Рассказ А. С. (ныне он преподает в одном из наиболее престижных университетов Франции) напомнил мне множество такого же рода примеров в жизни и литературе. Он очень распространен, этот тип людей, у которых стеснительность, боязнь малейшего упоминания о функциях тела, об интимных отношениях соседствует с грубейшей руганью и подчас с хамским отношением к женщине. В деревне такой тип встречается чаще, в городе несколько реже, но в целом такова основная, массовая психологическая конструкция мужчины „из простых”. Двойственность эту отмечают многие советские писатели, особенно те, что пишут о деревне. Василий Белов, вполне официозный „деревенщик”, книги которого тем не менее полны сцен массового беспробудного пьянства, сквернословия, легких связей, напоминающих спаривание животных, вместе с тем описывает такую неожиданную как будто сцену. В деревенский магазин среди прочего товара привезли на продажу картину в раме — репродукцию классического полотна Рубенса „Союз Земли и Воды”. Когда окруженный крестьянками-покупательницами возчик товара Мишка ободрал с картины обертку, он даже „щелкнул от радости языком”:

— Мать честная! Бабы, вы только поглядите, что мы привезли-то!.. Бабы как взглянули, так и затевались, заругались: картина изображала обнаженную женщину.

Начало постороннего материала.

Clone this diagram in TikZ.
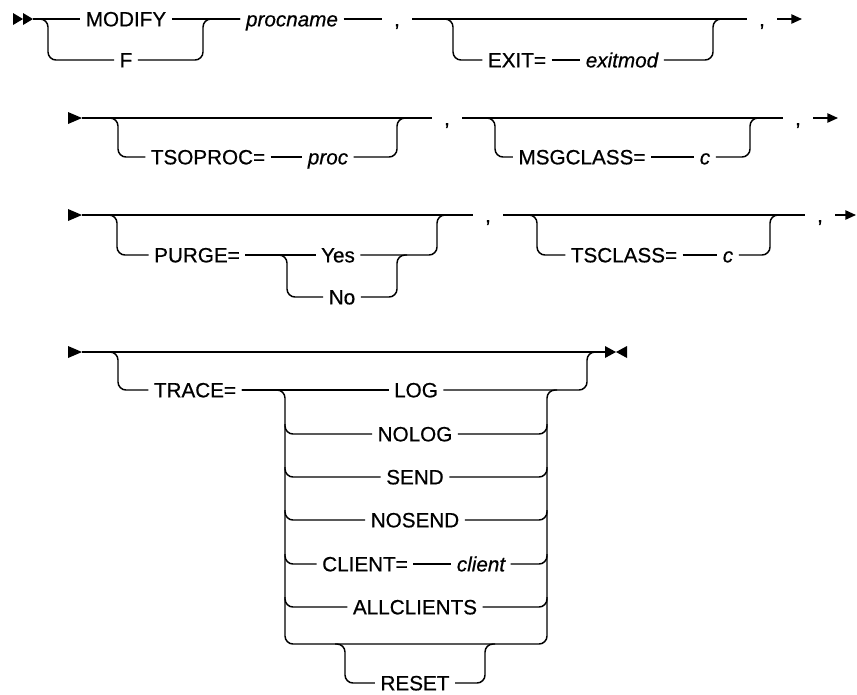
\documentclass[tikz,border=0pt]{standalone}
\usepackage{fontspec}
\newfontfamily\railfont[FakeBold=0.6]{Liberation Sans}
\usetikzlibrary{arrows.meta}

\tikzset{
  rail/.style={line width=1.1pt, rounded corners=6pt},
  kw/.style={font=\railfont\fontsize{15.5}{17}\selectfont, inner xsep=4pt, inner ysep=0pt, text height=11pt, text depth=0pt},
  var/.style={kw, font=\railfont\itshape\fontsize{15.5}{17}\selectfont},
  sep/.style={kw, inner xsep=9pt},
  fin/.style={line width=1.1pt, -{Triangle[length=8pt,width=7pt]}}
}

\begin{document}
\begin{tikzpicture}[x=0.75pt,y=-0.75pt]
\useasboundingbox (0,0) rectangle (857,694);
\fill[white] (0,0) rectangle (857,694);

% fila 1
\coordinate (s1) at (33,19);
\fill (13,13) -- (23,19) -- (13,25) -- cycle;
\fill (23,13) -- (33,19) -- (23,25) -- cycle;
\node[kw] (modify) at (126,19) {MODIFY};
\node[kw] (f) at (126,60) {F};
\node[var] (procname) at (292,19) {procname};
\node[sep] (c1) at (397,19) {,};
\node[kw] (exit) at (517,60) {EXIT=};
\node[var] (exitmod) at (622,60) {exitmod};
\node[sep] (c2) at (762,19) {,};
\coordinate (e1) at (802,19);
\coordinate (r1a) at (48,19);  \coordinate (r1b) at (203,19);
\coordinate (x1a) at (453,19); \coordinate (x1b) at (713,19);
\draw[rail] (s1) -- (modify.west);
\draw[rail] (modify.east) -- (procname.west);
\draw[rail] (s1) -- (r1a) |- (f.west);
\draw[rail] (f.east) -| (r1b) -- (procname.west);
\draw[rail] (procname.east) -- (c1.west);
\draw[rail] (c1.east) -- (c2.west);
\draw[rail] ([xshift=-7.5pt]x1a) -- (x1a) |- (exit.west);
\draw[rail] (exit.east) -- (exitmod.west);
\draw[rail] (exitmod.east) -| (x1b) -- ++(10,0);
\draw[fin] (c2.east) -- (e1);

% fila 2
\coordinate (s2) at (82,118);
\fill (s2) -- ++(-14,-6) -- ++(0,12) -- cycle;
\node[kw] (tsoproc) at (208,157) {TSOPROC=};
\node[var] (proc) at (328,157) {proc};
\node[sep] (c3) at (447,118) {,};
\node[kw] (msgclass) at (582,157) {MSGCLASS=};
\node[var] (msgc) at (705,157) {c};
\node[sep] (c4) at (798,118) {,};
\coordinate (e2) at (838,118);
\coordinate (r2a) at (118,118); \coordinate (r2b) at (397,118);
\coordinate (m2a) at (495,118); \coordinate (m2b) at (750,118);
\draw[rail] (s2) -- (c3.west);
\draw[rail] (c3.east) -- (c4.west);
\draw[rail] ([xshift=-7.5pt]r2a) -- (r2a) |- (tsoproc.west);
\draw[rail] (tsoproc.east) -- (proc.west);
\draw[rail] (proc.east) -| (r2b) -- ++(10,0);
\draw[rail] ([xshift=-7.5pt]m2a) -- (m2a) |- (msgclass.west);
\draw[rail] (msgclass.east) -- (msgc.west);
\draw[rail] (msgc.east) -| (m2b) -- ++(10,0);
\draw[fin] (c4.east) -- (e2);

% fila 3
\coordinate (s3) at (82,215);
\fill (s3) -- ++(-14,-6) -- ++(0,12) -- cycle;
\node[kw] (purge) at (197,255) {PURGE=};
\node[kw] (yes) at (338,255) {Yes};
\node[kw] (no) at (342,297) {No};
\node[sep] (c5) at (488,215) {,};
\node[kw] (tsclass) at (624,255) {TSCLASS=};
\node[var] (tsc) at (728,255) {c};
\node[sep] (c6) at (820,215) {,};
\coordinate (e3) at (856,215);
\coordinate (r3a) at (117,215); \coordinate (r3b) at (437,215);
\coordinate (p3a) at (287,255); \coordinate (p3b) at (397,255);
\coordinate (t3a) at (537,215); \coordinate (t3b) at (770,215);
\draw[rail] (s3) -- (c5.west);
\draw[rail] (c5.east) -- (c6.west);
\draw[rail] ([xshift=-7.5pt]r3a) -- (r3a) |- (purge.west);
\draw[rail] (purge.east) -- (yes.west);
\draw[rail] ([xshift=-7.5pt]p3a) -- (p3a) |- (no.west);
\draw[rail] (no.east) -| (p3b) -- ++(10,0);
\draw[rail] (yes.east) -| (r3b) -- ++(10,0);
\draw[rail] ([xshift=-7.5pt]t3a) -- (t3a) |- (tsclass.west);
\draw[rail] (tsclass.east) -- (tsc.west);
\draw[rail] (tsc.east) -| (t3b) -- ++(10,0);
\draw[fin] (c6.east) -- (e3);

% fila 4
\coordinate (s4) at (82,352);
\fill (s4) -- ++(-14,-6) -- ++(0,12) -- cycle;
\coordinate (e4) at (605,352);
\fill (e4) -- ++(0,-6) -- ++(11,6) -- ++(11,-6) -- ++(0,12) -- ++(-11,-6) -- ++(-11,6) -- cycle;
\node[kw] (trace) at (195,390) {TRACE=};
\node[kw] (log) at (416,390) {LOG};
\coordinate (r4a) at (118,352); \coordinate (r4b) at (587,352);
\coordinate (tl) at (285,390); \coordinate (tr) at (547,390);
\coordinate (br) at (547,644);
\draw[rail] (s4) -- (e4);
\draw[rail] ([xshift=-7.5pt]r4a) -- (r4a) |- (trace.west);
\draw[rail] (trace.east) -- (log.west);
\draw[rail] (log.east) -| (r4b) -- ++(10,0);
\draw[rail] (trace.east) -- (tl) |- (br) -- (tr) -- ++(10,0);
% opciones de TRACE
\foreach \t/\y/\n in {NOLOG/434/nolog, SEND/477/send, NOSEND/520/nosend, ALLCLIENTS/607/allc} {
  \node[kw] (\n) at (415,\y) {\t};
  \draw[rail] (285,\y-10) |- (\n.west);
  \draw[rail] (\n.east) -| (547,\y-10);
}
\node[kw] (clientkw) at (365,564) {CLIENT=};
\node[var] (client) at (481,564) {client};
\draw[rail] (285,554) |- (clientkw.west);
\draw[rail] (clientkw.east) -- (client.west);
\draw[rail] (client.east) -| (547,554);
\node[kw] (reset) at (415,683) {RESET};
\coordinate (q4a) at (345,644); \coordinate (q4b) at (485,644);
\draw[rail] ([xshift=-7.5pt]q4a) -- (q4a) |- (reset.west);
\draw[rail] (reset.east) -| (q4b) -- ++(10,0);
\end{tikzpicture}
\end{document}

— Ой, ой, унеси леший, чего и не нарисуют. Уж голых баб начали возить! Что дальше-то будет?..

— Возьми да над кроватью повещай, не надо и жениться.

— Ой, ой, титьки-то!

— Больно рамка-то добра. На стену бы для портрета.

— Я дак из-за рамки бы купила, ей-богу, купила.

Картину купили „для портрета”. По просьбе хозяйки картины Мишка выдрал Рубенса из рамки и свернул его в трубочку”[134].